**Given instruction:**
Set down the data below from its first line to the line holding "(title) at (112.5,44.5)", inclusive; omit all pictures.

[START Dataset excerpts]

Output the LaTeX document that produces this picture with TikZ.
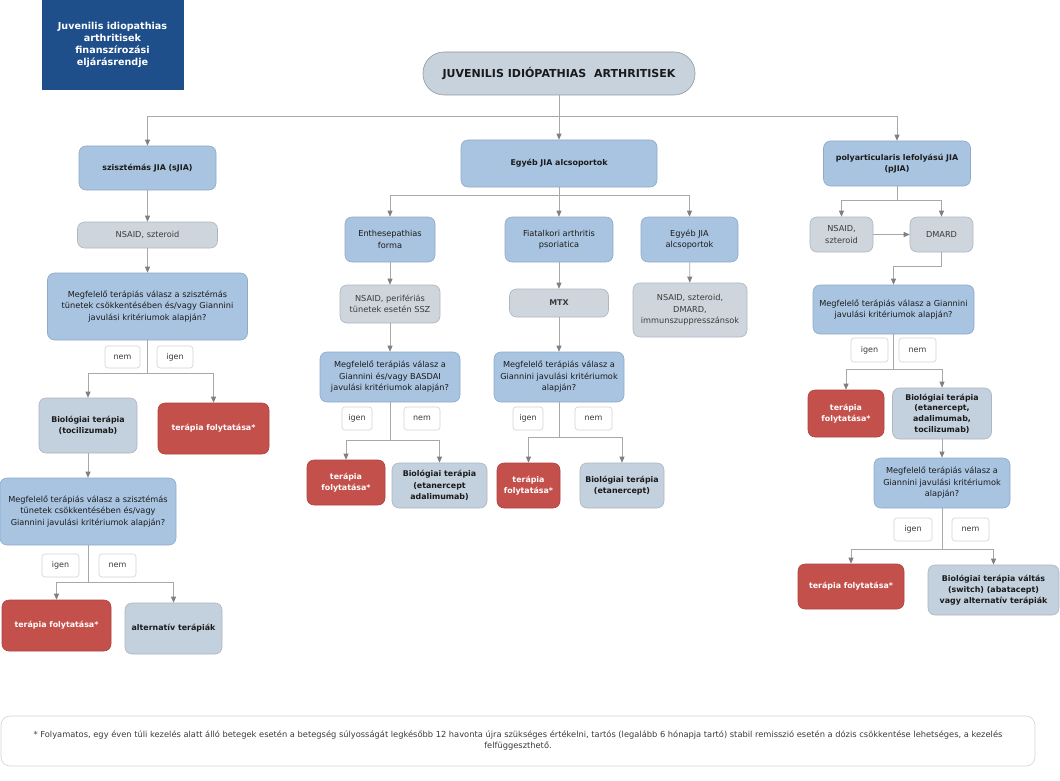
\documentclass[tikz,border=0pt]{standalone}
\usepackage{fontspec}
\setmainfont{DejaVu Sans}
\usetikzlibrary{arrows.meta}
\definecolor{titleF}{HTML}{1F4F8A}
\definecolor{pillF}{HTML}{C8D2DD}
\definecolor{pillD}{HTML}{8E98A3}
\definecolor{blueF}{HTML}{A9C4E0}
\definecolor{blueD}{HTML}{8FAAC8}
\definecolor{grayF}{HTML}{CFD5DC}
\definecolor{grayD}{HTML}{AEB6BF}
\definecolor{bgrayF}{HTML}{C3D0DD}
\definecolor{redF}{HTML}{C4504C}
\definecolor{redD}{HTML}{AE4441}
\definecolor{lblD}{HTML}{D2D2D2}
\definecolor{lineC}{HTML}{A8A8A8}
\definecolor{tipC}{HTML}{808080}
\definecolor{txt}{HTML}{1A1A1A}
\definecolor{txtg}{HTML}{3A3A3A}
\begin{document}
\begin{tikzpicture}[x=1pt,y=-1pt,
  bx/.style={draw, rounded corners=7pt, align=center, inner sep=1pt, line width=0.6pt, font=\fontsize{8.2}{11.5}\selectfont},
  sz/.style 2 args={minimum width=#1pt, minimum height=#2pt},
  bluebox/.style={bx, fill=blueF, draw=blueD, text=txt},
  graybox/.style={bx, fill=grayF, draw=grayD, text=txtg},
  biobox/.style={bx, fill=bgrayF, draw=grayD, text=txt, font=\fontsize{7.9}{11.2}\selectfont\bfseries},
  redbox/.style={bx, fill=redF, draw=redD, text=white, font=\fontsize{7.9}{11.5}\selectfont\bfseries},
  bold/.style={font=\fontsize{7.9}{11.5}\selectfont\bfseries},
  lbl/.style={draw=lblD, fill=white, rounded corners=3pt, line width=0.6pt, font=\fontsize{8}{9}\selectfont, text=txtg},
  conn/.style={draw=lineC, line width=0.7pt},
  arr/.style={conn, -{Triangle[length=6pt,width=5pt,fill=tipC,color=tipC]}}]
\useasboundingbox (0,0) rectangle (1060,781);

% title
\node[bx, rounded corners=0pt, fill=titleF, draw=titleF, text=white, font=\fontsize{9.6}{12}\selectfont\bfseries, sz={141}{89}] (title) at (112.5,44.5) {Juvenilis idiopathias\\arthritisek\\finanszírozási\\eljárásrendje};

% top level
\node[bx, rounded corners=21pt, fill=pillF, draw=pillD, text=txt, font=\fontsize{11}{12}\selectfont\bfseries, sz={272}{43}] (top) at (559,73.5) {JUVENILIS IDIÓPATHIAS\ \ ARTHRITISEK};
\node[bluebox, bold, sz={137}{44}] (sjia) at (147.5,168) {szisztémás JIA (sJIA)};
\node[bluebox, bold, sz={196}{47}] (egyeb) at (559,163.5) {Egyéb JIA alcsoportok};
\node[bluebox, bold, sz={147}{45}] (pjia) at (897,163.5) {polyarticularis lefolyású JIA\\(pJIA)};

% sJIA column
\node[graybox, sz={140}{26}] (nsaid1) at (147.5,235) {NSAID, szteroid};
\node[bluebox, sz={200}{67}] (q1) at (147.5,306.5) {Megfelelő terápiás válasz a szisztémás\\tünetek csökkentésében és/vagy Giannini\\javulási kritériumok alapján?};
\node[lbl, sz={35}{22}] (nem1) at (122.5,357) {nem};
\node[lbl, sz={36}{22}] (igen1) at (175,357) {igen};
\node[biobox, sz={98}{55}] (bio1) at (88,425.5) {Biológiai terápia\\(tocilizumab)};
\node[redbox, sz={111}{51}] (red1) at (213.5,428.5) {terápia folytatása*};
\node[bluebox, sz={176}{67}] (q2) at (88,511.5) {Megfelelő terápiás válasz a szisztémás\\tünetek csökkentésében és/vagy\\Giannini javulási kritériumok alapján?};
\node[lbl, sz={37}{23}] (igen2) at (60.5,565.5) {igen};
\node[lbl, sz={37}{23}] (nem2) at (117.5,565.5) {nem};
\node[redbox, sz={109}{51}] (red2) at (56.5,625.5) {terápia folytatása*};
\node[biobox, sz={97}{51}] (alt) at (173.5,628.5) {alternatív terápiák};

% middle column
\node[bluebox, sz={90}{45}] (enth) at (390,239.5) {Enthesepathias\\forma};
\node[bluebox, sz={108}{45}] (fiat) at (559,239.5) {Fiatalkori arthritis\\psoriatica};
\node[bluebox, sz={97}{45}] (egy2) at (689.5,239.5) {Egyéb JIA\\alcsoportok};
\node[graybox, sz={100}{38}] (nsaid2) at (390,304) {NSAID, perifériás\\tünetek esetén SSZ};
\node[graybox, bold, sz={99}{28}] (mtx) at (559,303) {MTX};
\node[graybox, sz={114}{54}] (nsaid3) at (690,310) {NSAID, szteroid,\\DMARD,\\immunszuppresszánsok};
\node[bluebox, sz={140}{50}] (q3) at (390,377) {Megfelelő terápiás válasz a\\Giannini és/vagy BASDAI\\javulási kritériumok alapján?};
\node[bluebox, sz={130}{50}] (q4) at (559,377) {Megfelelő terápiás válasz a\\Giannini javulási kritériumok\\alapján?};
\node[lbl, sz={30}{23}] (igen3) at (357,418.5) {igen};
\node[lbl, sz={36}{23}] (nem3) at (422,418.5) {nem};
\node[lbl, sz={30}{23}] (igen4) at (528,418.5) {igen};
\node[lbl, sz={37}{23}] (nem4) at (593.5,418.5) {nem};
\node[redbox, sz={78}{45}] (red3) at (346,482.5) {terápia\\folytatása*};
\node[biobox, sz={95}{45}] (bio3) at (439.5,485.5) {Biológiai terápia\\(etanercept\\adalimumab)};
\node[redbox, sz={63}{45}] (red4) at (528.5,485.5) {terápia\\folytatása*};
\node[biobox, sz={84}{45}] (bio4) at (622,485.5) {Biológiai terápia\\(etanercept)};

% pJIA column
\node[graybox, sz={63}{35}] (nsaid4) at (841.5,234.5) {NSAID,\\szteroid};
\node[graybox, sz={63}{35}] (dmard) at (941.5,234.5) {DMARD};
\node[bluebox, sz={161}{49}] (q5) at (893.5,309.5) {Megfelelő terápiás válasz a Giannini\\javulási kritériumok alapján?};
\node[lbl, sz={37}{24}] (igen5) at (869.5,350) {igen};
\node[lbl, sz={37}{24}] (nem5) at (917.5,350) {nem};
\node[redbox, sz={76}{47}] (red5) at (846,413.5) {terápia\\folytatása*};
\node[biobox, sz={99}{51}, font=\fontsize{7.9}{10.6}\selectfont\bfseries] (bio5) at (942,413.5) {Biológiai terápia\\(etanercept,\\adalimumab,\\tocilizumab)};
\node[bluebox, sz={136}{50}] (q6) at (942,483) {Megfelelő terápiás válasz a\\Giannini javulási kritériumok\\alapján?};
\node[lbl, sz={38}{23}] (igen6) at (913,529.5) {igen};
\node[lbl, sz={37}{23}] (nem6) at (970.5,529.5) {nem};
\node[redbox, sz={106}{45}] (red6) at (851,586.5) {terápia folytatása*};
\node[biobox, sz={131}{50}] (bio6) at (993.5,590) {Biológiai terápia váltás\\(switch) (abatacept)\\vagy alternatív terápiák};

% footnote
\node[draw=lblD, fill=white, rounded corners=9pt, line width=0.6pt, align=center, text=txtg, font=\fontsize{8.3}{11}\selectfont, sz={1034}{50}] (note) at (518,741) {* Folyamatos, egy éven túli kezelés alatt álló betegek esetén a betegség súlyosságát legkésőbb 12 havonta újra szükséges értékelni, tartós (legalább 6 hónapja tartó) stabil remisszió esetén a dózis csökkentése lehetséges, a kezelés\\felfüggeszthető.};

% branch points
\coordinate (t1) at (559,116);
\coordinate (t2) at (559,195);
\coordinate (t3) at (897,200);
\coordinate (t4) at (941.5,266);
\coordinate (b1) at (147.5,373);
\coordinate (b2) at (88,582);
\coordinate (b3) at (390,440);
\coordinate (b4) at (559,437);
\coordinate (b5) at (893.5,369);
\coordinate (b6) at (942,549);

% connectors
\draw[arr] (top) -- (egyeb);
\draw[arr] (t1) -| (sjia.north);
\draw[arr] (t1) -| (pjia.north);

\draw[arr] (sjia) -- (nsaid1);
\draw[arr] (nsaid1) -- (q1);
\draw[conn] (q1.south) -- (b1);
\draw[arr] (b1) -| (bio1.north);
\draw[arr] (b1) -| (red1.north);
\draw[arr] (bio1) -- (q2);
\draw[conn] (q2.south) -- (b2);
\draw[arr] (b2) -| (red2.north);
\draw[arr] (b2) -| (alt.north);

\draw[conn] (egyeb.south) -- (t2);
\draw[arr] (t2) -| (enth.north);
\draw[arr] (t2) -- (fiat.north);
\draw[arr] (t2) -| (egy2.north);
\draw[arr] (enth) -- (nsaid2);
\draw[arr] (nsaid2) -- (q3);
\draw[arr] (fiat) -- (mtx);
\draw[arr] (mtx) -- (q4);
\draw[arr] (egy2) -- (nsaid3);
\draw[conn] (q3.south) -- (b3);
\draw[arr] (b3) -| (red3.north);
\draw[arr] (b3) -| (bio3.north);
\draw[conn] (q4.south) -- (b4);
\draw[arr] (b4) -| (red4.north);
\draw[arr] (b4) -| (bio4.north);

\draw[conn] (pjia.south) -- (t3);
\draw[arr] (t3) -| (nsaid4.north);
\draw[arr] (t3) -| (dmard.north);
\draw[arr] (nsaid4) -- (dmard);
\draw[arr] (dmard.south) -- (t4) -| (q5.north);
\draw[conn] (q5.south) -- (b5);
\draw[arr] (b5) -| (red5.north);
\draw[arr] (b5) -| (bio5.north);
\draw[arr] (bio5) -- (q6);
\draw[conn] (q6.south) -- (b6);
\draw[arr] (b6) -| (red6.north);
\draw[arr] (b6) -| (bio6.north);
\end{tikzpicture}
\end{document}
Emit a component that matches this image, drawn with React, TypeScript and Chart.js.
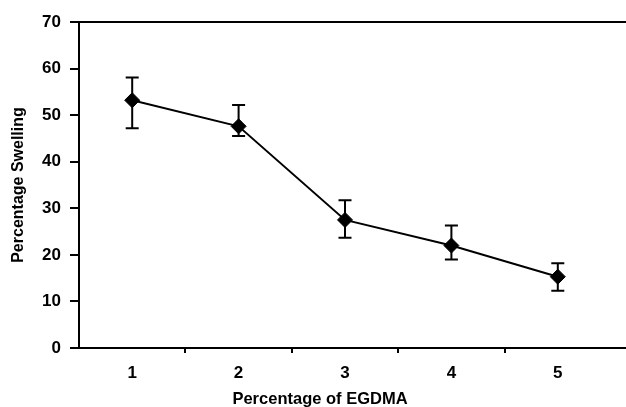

[END Dataset excerpts]

**Exercise result:**
Output the LaTeX document that produces this picture with TikZ.
\documentclass[tikz,border=0pt]{standalone}
\usepackage{fontspec}
\setmainfont{DejaVu Sans}
\usetikzlibrary{arrows.meta}
\definecolor{titleF}{HTML}{1F4F8A}
\definecolor{pillF}{HTML}{C8D2DD}
\definecolor{pillD}{HTML}{8E98A3}
\definecolor{blueF}{HTML}{A9C4E0}
\definecolor{blueD}{HTML}{8FAAC8}
\definecolor{grayF}{HTML}{CFD5DC}
\definecolor{grayD}{HTML}{AEB6BF}
\definecolor{bgrayF}{HTML}{C3D0DD}
\definecolor{redF}{HTML}{C4504C}
\definecolor{redD}{HTML}{AE4441}
\definecolor{lblD}{HTML}{D2D2D2}
\definecolor{lineC}{HTML}{A8A8A8}
\definecolor{tipC}{HTML}{808080}
\definecolor{txt}{HTML}{1A1A1A}
\definecolor{txtg}{HTML}{3A3A3A}
\begin{document}
\begin{tikzpicture}[x=1pt,y=-1pt,
  bx/.style={draw, rounded corners=7pt, align=center, inner sep=1pt, line width=0.6pt, font=\fontsize{8.2}{11.5}\selectfont},
  sz/.style 2 args={minimum width=#1pt, minimum height=#2pt},
  bluebox/.style={bx, fill=blueF, draw=blueD, text=txt},
  graybox/.style={bx, fill=grayF, draw=grayD, text=txtg},
  biobox/.style={bx, fill=bgrayF, draw=grayD, text=txt, font=\fontsize{7.9}{11.2}\selectfont\bfseries},
  redbox/.style={bx, fill=redF, draw=redD, text=white, font=\fontsize{7.9}{11.5}\selectfont\bfseries},
  bold/.style={font=\fontsize{7.9}{11.5}\selectfont\bfseries},
  lbl/.style={draw=lblD, fill=white, rounded corners=3pt, line width=0.6pt, font=\fontsize{8}{9}\selectfont, text=txtg},
  conn/.style={draw=lineC, line width=0.7pt},
  arr/.style={conn, -{Triangle[length=6pt,width=5pt,fill=tipC,color=tipC]}}]
\useasboundingbox (0,0) rectangle (1060,781);

% title
\node[bx, rounded corners=0pt, fill=titleF, draw=titleF, text=white, font=\fontsize{9.6}{12}\selectfont\bfseries, sz={141}{89}] (title) at (112.5,44.5) {Juvenilis idiopathias\\arthritisek\\finanszírozási\\eljárásrendje};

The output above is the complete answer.